## Problem to work on
Take the lines from the top down to and including the one with "import seaborn as sns" and repeat them exactly. Omit images.

## Given information
:::::
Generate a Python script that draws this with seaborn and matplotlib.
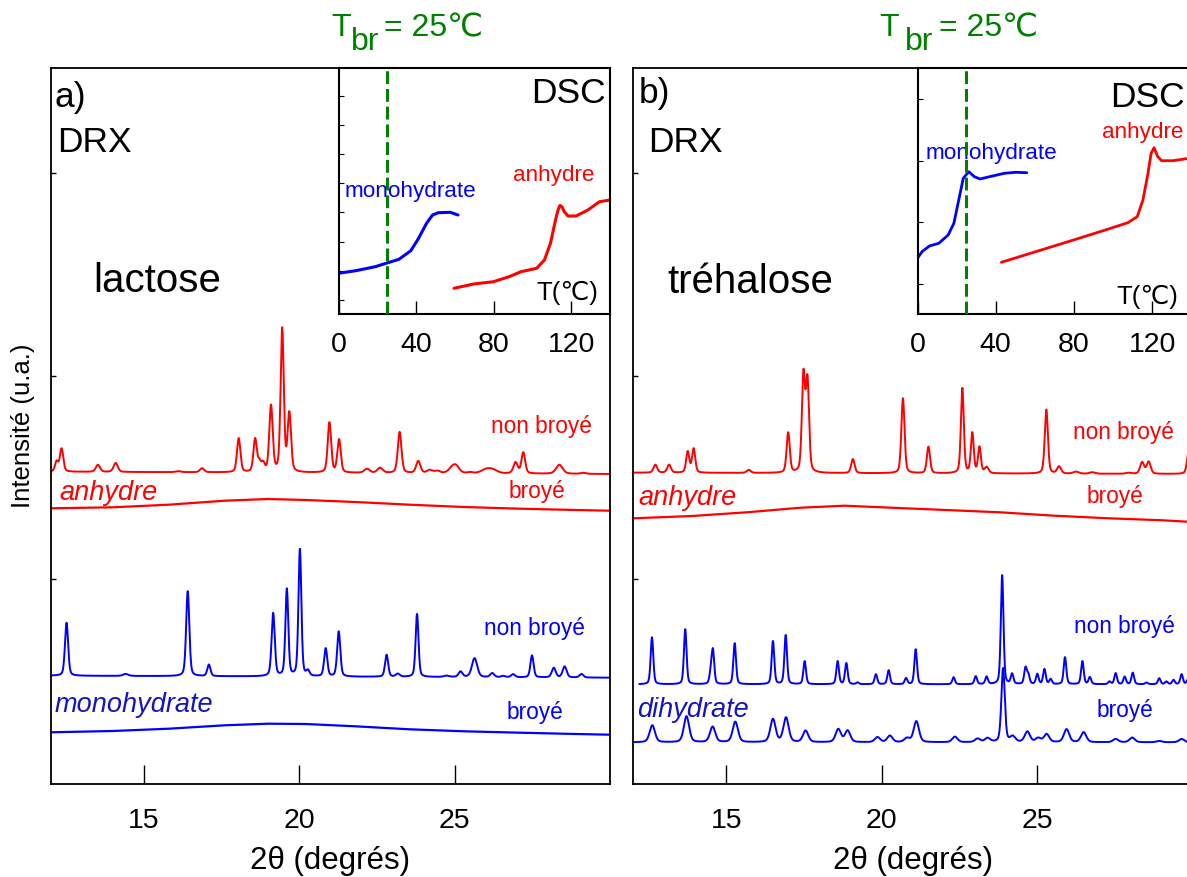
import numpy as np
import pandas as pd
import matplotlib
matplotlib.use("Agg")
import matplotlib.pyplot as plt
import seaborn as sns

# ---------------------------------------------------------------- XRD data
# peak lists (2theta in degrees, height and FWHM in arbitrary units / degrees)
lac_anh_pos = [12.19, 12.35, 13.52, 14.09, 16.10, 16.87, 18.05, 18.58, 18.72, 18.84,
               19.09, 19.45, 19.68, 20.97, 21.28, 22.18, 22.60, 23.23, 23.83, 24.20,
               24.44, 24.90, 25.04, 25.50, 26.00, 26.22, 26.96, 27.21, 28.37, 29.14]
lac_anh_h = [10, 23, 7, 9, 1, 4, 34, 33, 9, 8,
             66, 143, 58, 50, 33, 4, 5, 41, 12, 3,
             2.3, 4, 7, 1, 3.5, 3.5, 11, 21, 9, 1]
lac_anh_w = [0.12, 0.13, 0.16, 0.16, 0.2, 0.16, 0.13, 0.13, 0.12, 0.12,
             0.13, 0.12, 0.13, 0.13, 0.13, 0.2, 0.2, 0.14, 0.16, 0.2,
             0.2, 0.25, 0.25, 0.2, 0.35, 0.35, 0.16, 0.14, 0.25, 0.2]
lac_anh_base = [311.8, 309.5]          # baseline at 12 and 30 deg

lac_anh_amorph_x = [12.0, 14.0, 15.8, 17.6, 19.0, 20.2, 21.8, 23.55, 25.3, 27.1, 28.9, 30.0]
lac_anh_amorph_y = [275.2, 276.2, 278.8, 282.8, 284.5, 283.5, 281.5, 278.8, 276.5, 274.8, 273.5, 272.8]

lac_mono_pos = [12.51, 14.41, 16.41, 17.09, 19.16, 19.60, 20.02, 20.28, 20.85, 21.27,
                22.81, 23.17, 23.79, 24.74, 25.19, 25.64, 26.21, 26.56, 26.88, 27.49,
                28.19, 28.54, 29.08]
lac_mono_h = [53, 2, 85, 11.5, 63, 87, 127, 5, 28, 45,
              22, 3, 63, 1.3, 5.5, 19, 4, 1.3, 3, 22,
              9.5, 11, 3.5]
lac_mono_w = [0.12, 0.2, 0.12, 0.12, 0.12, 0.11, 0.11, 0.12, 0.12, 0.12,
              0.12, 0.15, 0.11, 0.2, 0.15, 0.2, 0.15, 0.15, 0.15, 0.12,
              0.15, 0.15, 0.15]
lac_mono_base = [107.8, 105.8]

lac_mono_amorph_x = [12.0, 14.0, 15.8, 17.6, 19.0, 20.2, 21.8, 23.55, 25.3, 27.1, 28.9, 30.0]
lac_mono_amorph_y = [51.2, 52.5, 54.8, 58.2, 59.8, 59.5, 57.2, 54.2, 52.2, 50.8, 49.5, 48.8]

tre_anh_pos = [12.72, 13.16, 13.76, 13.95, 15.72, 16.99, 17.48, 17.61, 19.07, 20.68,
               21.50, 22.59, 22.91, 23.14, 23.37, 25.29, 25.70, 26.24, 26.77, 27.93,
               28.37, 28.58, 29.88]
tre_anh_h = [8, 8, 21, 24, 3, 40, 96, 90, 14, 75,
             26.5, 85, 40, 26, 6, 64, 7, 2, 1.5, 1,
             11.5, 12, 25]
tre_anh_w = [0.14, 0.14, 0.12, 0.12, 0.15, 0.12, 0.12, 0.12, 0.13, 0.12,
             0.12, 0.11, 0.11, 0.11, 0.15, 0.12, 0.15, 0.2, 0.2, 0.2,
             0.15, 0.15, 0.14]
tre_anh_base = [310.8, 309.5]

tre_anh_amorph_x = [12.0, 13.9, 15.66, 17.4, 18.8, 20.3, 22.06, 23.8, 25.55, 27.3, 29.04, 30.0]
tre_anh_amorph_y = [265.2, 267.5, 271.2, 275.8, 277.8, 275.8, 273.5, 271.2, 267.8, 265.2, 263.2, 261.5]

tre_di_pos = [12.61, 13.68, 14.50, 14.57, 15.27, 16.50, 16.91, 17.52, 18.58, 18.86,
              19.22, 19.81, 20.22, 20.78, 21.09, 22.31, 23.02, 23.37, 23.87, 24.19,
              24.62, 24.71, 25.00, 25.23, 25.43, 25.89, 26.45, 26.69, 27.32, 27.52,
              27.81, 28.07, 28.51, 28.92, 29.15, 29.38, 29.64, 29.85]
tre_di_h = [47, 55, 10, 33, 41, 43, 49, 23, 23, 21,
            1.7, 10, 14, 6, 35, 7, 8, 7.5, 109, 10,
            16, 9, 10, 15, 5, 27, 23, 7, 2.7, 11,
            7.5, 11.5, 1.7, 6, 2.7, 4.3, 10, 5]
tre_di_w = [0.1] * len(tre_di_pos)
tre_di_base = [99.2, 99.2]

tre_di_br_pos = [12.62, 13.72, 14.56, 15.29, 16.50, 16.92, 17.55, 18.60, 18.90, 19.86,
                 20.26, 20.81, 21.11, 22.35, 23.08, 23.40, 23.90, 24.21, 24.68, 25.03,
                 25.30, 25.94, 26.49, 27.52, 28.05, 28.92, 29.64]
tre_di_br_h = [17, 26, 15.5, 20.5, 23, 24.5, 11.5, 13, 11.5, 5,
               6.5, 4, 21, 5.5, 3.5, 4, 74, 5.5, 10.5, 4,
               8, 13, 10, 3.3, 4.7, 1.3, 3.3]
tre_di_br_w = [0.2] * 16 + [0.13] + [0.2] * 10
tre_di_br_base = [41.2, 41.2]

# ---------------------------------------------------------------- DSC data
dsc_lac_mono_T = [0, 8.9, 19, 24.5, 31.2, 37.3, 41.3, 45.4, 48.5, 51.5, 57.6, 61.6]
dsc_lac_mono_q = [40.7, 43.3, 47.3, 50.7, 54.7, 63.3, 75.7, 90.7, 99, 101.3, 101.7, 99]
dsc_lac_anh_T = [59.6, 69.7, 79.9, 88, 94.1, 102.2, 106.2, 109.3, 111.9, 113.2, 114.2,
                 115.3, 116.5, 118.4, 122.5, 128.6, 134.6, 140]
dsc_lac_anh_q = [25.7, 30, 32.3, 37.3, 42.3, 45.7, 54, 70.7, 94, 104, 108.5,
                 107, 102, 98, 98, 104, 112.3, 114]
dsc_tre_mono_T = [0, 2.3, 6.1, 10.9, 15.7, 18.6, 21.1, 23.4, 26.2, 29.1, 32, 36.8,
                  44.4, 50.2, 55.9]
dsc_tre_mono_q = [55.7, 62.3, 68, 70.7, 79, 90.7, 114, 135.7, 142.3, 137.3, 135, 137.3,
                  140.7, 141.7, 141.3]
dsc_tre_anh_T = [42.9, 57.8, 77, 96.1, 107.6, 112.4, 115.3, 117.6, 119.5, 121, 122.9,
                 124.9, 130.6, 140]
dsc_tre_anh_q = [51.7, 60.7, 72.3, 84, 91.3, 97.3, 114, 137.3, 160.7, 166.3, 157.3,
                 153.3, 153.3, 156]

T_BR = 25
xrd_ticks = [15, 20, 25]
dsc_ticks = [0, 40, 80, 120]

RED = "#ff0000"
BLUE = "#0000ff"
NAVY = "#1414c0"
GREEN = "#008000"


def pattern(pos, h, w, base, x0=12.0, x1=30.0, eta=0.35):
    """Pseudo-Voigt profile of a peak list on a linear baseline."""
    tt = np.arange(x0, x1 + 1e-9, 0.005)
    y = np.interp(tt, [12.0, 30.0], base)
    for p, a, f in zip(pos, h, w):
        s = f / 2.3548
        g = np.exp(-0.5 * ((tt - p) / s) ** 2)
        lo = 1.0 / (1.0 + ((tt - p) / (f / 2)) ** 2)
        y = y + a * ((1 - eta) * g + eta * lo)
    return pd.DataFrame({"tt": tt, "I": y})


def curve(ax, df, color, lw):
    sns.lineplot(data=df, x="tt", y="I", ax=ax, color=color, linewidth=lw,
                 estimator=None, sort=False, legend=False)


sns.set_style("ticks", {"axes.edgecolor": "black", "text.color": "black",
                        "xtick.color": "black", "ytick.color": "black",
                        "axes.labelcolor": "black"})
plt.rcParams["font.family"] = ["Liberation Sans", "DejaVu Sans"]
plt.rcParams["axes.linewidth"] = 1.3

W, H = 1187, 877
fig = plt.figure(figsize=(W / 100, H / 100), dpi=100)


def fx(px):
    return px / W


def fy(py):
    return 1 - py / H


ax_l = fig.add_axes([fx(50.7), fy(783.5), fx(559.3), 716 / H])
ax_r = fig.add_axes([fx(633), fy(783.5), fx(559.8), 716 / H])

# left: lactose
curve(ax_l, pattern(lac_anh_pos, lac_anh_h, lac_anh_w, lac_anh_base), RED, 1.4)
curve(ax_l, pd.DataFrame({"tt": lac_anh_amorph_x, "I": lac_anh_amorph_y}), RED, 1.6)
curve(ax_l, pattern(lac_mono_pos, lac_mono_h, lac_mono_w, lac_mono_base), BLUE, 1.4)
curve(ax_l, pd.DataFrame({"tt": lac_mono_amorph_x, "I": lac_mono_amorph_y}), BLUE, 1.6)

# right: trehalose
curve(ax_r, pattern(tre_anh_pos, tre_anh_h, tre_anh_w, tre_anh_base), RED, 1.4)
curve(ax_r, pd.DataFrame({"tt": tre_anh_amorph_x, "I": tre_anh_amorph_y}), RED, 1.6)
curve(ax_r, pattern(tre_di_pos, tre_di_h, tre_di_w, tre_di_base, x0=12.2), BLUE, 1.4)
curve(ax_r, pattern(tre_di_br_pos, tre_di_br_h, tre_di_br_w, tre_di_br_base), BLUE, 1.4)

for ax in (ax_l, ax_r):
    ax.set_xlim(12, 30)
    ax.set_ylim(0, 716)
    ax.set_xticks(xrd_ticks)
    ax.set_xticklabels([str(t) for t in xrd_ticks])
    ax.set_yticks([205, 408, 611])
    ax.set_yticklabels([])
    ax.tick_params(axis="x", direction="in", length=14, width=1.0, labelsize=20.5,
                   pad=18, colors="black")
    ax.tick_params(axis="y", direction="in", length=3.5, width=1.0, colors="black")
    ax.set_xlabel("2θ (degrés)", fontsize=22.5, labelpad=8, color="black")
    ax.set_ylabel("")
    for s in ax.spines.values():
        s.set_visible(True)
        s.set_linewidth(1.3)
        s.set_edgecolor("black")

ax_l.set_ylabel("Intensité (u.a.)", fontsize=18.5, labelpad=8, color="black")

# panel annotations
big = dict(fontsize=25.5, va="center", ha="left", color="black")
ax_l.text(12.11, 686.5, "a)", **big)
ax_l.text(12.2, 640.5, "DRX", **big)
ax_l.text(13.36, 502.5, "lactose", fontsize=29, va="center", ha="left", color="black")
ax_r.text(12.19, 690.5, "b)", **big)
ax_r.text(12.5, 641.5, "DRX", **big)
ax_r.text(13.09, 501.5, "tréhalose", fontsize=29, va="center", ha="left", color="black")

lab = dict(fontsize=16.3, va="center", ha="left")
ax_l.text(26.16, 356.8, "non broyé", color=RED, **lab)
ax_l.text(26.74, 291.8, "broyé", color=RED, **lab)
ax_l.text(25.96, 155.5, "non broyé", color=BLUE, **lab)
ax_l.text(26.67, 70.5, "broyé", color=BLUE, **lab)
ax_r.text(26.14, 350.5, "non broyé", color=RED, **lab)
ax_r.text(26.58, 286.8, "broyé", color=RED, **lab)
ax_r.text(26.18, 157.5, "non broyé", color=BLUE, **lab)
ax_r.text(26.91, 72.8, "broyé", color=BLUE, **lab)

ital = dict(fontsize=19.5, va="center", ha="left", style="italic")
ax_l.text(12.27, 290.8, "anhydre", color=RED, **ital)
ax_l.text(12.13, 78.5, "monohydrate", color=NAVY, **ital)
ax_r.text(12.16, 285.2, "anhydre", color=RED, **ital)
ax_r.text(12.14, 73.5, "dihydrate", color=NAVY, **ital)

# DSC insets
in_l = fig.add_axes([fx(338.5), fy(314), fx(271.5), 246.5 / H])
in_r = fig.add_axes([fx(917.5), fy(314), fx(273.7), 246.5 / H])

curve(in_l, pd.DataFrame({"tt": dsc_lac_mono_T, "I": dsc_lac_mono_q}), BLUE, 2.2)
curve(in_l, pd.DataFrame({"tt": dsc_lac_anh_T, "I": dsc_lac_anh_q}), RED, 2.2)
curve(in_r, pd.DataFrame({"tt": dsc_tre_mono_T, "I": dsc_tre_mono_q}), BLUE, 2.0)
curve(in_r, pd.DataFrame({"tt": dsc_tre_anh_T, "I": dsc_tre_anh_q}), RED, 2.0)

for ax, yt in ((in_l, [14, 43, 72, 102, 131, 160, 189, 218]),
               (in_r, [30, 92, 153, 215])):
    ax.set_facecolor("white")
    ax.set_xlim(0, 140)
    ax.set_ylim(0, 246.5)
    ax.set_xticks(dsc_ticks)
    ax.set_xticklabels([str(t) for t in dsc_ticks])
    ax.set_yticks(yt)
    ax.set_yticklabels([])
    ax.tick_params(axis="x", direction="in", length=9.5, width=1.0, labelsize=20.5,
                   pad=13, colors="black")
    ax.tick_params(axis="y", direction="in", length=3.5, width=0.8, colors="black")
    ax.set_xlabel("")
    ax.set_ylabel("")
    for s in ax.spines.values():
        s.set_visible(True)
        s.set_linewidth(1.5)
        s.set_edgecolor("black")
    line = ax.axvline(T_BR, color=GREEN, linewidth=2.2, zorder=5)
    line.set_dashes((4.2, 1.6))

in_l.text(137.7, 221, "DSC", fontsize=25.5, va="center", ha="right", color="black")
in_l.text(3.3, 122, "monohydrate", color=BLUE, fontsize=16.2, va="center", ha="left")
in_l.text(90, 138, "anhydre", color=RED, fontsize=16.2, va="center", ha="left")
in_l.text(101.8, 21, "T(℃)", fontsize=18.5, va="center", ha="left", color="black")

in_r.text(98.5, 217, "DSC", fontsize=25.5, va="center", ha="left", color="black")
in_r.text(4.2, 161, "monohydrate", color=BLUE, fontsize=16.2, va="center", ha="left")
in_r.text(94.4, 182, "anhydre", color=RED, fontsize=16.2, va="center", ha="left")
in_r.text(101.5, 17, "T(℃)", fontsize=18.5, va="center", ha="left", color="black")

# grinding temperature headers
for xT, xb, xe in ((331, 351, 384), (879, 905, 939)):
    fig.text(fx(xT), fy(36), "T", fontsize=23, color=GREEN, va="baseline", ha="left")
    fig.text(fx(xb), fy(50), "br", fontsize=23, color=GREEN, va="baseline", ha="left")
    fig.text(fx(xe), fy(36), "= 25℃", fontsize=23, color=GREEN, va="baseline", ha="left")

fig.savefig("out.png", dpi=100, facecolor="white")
:::::
## Expected output
Generate a Python script that draws this with seaborn and matplotlib.
import numpy as np
import pandas as pd
import matplotlib
matplotlib.use("Agg")
import matplotlib.pyplot as plt
import seaborn as sns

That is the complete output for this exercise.